BMKG: Kewaspadaan Ekstra!
Dwikorita Karnawati-screnshot-
BADAN Meteorologi, Klimatologi, dan Geofisika (BMKG) menekankan bahwa penanganan kebakaran hutan dan lahan (karhutla) tidak bisa sepenuhnya bergantung pada Operasi Modifikasi Cuaca (OMC).
------------
DALAM kondisi atmosfer tertentu, khususnya saat pertumbuhan awan hujan rendah, upaya penyemaian tidak bisa dilakukan sebab tidak ada awan potensial untuk disemai. Kondisi ini mengharuskan adanya kesiapsiagaan alternatif melalui peningkatan patroli darat, penjagaan ketat di titik-titik rawan, serta penguatan strategi pencegahan lainnya.
Kepala BMKG, Dwikorita Karnawati, menyatakan bahwa curah hujan sangat berpengaruh terhadap tingkat kerentanan lahan terhadap kebakaran. Berdasarkan analisis data curah hujan dasarian dan indeks Fine Fuel Moisture Code (FFMC) terungkap bahwa semakin rendah curah hujan, semakin kering lapisan bahan bakar ringan di permukaan tanah. Kondisi ini secara signifikan meningkatkan risiko terjadinya kebakaran lahan.
"Oleh karena itu, pemantauan curah hujan tidak hanya penting untuk memperkirakan potensi hujan, tetapi juga menjadi indikator utama dalam menentukan fase-fase rawan kebakaran hutan dan lahan," ungkapnya di Jakarta, Senin, 28 Juli 2025.

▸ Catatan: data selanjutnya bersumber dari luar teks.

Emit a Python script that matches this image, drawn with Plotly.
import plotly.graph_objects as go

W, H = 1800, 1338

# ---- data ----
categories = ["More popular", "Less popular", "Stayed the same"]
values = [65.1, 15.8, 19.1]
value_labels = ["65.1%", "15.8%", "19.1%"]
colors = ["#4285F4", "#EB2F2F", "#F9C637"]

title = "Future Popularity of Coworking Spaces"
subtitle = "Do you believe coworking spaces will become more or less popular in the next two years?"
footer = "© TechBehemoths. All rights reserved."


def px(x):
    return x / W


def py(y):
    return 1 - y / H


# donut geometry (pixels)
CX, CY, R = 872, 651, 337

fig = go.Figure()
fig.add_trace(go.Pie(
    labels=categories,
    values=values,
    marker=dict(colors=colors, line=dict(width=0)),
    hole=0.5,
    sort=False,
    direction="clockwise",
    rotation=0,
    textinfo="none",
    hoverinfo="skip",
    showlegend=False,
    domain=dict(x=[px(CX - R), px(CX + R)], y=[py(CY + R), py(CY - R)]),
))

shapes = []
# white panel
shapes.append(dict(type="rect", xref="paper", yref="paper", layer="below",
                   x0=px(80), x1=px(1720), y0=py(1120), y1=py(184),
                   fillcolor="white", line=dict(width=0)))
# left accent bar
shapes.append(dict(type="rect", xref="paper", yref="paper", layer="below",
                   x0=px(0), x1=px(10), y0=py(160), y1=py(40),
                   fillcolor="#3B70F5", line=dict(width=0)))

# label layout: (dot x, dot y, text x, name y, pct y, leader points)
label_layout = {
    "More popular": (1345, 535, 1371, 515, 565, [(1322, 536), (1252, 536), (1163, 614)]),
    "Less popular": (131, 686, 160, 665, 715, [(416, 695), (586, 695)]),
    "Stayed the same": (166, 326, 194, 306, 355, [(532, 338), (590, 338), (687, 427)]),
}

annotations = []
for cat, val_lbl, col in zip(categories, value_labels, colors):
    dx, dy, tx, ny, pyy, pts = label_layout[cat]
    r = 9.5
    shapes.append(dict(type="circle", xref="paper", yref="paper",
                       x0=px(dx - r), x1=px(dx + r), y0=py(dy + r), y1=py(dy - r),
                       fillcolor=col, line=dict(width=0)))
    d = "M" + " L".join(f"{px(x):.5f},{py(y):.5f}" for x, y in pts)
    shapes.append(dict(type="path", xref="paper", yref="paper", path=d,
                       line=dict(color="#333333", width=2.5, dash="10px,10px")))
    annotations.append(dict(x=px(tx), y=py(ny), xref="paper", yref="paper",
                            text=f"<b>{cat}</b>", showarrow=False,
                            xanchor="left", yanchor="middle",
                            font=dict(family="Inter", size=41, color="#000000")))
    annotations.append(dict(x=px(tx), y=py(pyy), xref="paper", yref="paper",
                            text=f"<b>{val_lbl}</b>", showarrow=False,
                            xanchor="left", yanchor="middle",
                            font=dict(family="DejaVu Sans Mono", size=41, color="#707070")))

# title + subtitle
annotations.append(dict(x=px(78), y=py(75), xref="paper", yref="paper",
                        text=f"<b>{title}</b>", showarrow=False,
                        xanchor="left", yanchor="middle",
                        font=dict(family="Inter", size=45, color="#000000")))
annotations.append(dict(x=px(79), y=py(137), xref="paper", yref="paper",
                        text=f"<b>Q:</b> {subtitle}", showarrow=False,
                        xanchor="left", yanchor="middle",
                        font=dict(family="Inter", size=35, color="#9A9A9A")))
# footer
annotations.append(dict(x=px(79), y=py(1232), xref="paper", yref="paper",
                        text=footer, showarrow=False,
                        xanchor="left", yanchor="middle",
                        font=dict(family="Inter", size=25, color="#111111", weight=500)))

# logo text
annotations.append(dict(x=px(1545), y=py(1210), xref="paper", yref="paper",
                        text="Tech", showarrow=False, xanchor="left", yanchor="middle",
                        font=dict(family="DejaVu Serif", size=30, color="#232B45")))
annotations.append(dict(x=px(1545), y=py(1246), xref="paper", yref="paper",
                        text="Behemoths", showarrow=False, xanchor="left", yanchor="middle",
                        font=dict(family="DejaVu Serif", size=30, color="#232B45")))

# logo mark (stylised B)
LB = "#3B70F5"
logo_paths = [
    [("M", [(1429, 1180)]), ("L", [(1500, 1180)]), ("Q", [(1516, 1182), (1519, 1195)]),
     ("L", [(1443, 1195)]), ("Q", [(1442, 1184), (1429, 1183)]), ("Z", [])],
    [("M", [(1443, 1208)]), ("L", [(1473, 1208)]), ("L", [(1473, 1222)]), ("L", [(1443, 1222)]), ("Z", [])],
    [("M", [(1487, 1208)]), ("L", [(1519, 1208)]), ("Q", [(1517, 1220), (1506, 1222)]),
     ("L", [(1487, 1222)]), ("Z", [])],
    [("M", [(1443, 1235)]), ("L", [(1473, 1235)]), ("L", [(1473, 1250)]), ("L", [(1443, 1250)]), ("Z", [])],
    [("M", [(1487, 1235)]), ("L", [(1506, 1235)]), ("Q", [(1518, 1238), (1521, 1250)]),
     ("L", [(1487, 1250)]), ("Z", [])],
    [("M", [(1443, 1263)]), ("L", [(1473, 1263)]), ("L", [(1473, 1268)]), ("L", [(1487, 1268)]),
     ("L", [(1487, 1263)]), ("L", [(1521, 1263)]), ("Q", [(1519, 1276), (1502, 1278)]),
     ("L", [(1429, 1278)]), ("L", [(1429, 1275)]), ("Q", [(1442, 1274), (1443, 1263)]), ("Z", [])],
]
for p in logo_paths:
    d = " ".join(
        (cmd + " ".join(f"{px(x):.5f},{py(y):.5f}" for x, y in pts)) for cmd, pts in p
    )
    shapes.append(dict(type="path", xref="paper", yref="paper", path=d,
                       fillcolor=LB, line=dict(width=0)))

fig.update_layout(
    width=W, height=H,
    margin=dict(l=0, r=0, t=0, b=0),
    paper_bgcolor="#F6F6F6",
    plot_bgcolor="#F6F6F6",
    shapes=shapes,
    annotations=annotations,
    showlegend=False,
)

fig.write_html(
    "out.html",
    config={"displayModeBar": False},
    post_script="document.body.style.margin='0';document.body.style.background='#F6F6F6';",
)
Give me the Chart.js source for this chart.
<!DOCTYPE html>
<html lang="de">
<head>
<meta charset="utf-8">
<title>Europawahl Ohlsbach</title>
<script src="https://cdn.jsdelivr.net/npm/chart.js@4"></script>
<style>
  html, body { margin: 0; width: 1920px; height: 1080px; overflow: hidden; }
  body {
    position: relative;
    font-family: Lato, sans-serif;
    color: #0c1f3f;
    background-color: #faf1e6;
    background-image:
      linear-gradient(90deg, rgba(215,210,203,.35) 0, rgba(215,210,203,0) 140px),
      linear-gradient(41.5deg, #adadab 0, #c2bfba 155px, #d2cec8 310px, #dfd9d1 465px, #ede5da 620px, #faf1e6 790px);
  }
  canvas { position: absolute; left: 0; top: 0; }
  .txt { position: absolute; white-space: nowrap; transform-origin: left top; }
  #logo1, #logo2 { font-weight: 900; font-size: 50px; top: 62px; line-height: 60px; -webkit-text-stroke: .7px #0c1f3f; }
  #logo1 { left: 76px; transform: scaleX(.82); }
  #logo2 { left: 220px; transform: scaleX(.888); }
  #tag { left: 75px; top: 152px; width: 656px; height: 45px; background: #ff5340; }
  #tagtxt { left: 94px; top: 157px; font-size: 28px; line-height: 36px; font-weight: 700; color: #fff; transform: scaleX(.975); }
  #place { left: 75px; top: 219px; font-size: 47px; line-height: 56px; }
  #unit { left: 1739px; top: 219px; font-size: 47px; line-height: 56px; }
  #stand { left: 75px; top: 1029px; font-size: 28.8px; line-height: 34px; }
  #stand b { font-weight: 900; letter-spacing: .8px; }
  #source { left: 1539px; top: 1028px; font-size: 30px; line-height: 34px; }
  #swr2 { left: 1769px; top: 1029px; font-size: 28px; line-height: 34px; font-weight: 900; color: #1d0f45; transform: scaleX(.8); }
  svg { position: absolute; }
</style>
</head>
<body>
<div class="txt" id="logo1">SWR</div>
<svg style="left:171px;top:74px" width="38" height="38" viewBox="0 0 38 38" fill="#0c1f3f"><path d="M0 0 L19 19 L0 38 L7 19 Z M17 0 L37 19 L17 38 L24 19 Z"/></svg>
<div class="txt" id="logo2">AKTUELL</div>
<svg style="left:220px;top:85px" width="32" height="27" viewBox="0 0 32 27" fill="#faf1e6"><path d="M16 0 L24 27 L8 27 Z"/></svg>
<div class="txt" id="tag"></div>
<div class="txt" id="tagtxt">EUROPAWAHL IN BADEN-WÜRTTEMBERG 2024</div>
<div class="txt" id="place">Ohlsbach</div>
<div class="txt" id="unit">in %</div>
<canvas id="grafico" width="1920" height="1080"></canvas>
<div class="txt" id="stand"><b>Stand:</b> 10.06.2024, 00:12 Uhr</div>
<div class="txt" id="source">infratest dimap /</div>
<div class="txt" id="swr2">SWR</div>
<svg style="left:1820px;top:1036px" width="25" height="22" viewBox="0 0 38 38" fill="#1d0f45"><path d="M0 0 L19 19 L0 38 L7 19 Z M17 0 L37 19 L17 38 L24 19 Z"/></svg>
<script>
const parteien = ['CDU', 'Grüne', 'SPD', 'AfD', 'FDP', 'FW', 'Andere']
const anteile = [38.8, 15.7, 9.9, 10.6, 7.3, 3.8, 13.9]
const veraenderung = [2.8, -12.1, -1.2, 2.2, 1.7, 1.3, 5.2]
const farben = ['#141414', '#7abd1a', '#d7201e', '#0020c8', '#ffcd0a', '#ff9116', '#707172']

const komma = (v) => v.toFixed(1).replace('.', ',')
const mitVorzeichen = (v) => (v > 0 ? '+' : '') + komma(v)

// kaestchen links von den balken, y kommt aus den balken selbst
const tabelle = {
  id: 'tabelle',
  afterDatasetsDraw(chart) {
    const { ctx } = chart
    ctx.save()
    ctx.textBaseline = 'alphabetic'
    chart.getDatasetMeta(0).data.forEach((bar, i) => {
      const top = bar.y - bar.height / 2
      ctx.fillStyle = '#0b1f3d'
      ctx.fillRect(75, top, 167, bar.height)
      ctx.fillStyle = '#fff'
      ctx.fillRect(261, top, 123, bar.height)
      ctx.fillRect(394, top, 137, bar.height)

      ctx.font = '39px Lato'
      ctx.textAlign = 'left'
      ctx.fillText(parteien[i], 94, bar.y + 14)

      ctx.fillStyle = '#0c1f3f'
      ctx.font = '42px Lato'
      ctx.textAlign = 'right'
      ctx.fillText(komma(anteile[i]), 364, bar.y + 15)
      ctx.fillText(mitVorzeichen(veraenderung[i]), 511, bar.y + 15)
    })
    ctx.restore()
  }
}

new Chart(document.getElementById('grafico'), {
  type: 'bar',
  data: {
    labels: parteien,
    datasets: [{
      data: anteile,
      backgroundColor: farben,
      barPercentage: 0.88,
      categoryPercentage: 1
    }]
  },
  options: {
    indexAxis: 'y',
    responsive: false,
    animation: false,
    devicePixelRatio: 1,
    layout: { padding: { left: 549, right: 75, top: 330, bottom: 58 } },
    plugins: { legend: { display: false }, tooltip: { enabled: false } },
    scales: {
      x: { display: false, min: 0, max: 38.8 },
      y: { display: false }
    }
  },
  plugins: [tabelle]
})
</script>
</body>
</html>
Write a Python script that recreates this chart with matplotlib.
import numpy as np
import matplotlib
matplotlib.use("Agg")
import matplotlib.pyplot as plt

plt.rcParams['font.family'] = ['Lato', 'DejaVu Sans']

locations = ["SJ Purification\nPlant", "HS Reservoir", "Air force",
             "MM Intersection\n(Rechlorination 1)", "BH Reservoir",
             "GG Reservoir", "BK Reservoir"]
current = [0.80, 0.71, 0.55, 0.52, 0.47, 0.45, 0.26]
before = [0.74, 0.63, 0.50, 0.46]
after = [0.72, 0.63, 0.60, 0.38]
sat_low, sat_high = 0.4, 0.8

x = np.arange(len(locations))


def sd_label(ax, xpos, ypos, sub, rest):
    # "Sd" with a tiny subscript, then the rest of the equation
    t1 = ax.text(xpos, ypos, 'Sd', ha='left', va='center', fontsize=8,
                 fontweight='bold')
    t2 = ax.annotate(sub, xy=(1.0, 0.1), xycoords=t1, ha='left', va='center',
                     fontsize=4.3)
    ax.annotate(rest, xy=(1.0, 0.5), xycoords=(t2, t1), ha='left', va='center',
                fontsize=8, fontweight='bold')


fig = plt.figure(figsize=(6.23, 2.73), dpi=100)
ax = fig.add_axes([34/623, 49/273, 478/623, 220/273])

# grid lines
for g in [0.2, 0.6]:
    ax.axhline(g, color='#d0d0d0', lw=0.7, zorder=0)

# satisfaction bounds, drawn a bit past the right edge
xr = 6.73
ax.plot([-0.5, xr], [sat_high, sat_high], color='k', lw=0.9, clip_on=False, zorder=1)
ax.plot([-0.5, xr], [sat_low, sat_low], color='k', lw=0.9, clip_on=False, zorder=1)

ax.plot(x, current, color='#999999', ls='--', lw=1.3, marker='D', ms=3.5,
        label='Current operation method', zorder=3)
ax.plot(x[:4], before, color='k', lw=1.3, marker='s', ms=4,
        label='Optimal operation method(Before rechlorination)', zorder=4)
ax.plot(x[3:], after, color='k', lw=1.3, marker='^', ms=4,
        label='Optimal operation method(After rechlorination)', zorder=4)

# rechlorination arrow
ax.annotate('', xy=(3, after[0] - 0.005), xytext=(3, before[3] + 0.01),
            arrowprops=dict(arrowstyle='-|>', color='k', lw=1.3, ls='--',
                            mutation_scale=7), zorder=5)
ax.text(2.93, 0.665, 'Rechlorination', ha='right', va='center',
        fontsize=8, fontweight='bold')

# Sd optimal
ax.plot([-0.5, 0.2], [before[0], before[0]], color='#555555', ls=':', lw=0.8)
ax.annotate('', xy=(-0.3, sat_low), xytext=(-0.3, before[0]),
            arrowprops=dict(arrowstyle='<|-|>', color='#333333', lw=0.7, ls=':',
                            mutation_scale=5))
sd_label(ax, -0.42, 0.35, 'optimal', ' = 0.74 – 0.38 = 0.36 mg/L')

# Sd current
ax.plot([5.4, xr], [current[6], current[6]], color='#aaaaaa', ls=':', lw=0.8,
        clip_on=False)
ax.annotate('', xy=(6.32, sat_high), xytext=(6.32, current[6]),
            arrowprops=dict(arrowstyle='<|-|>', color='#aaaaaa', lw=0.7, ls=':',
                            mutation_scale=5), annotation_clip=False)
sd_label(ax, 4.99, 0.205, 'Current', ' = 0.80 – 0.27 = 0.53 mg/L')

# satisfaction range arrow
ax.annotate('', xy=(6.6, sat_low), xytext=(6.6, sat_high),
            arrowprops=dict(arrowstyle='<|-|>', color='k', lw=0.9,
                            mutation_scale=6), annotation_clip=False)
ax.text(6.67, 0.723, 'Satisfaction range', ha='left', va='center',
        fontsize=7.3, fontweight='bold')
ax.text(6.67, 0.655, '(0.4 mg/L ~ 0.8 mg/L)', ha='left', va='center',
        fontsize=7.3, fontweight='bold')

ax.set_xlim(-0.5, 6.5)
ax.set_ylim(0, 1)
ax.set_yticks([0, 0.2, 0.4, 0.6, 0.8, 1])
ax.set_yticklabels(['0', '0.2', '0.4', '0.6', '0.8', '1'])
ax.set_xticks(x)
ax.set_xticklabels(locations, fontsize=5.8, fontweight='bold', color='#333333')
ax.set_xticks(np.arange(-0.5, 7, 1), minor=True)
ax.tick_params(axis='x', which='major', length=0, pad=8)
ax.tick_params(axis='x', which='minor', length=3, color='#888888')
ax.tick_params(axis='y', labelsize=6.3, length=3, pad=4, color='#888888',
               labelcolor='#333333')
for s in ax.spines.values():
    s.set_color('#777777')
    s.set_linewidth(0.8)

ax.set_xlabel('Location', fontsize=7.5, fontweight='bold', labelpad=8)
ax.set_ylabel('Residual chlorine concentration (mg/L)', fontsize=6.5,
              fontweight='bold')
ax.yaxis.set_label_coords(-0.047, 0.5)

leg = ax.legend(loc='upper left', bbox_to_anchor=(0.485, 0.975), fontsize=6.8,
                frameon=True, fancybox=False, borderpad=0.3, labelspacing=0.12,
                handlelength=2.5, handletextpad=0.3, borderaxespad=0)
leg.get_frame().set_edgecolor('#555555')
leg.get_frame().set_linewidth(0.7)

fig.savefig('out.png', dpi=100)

Ia juga menambahkan, keberhasilan OMC bergantung pada faktor cuaca mikro dan makro. Khususnya pada pertumbuhan awan hujan yang ternyata sangat fluktuatif.
Dwikorita menjelaskan bahwa pertumbuhan awan dipengaruhi oleh berbagai faktor dinamika atmosfer, seperti aktivitas gelombang Kelvin dan Rossby Ekuator, suhu permukaan laut yang hangat, tingkat kelembaban udara, serta kondisi labilitas atmosfer di tingkat lokal.
Seluruh faktor tersebut menentukan potensi terbentuknya awan hujan di wilayah-wilayah prioritas seperti Sumatera dan Kalimantan. Saat potensi awan hujan rendah, Operasi Modifikasi Cuaca (OMC) tidak dapat dilakukan meskipun ancaman karhutla sedang tinggi.
Dalam situasi seperti ini, satu-satunya opsi yang bisa diandalkan adalah intervensi non-OMC seperti patroli rutin, penjagaan wilayah, dan langkah-langkah pencegahan yang harus dilakukan secara maksimal.
BMKG mencatat periode akhir Juli hingga awal Agustus adalah ase kritis yang perlu mendapatkan perhatian ekstra, khususnya di wilayah Sumatera dan Kalimantan.
Prediksi cuaca menunjukkan potensi pertumbuhan awan di wilayah Sumatera diperkirakan cukup tinggi pada 29–31 Juli, menurun sementara di awal Agustus, lalu kembali meningkat pada 3–4 Agustus.
Di Kalimantan, pertumbuhan awan masih berada pada tingkat sedang hingga 30 Juli, namun diperkirakan meningkat mulai 31 Juli dan mencapai puncaknya pada 3–4 Agustus.
Saat potensi awan hujan rendah sementara indeks Fire Danger Rating System (FDRS) tinggi, seluruh pihak di daerah perlu mengaktifkan kewaspadaan darat secara maksimal, termasuk pemetaan area rawan, mobilisasi sumber daya pengendalian, serta upaya pencegahan kebakaran sejak dini.
"Untuk mendukung upaya mitigasi, BMKG bersama BNPB, TNI AU, yang didukung Pemerintah Provinsi, telah melaksanakan OMC di sejumlah provinsi prioritas rawan karhutla, seperti Riau, Sumatera Barat, Sumatera Utara, Jambi, dan Kalimantan Barat. Rata-rata efektivitas penyemaian hujan di wilayah-wilayah tersebut mencapai tingkat keberhasilan 85 hingga 100 persen, dengan akumulasi curah hujan mencapai lebih dari 586 juta meter kubik," terang Dwikorita.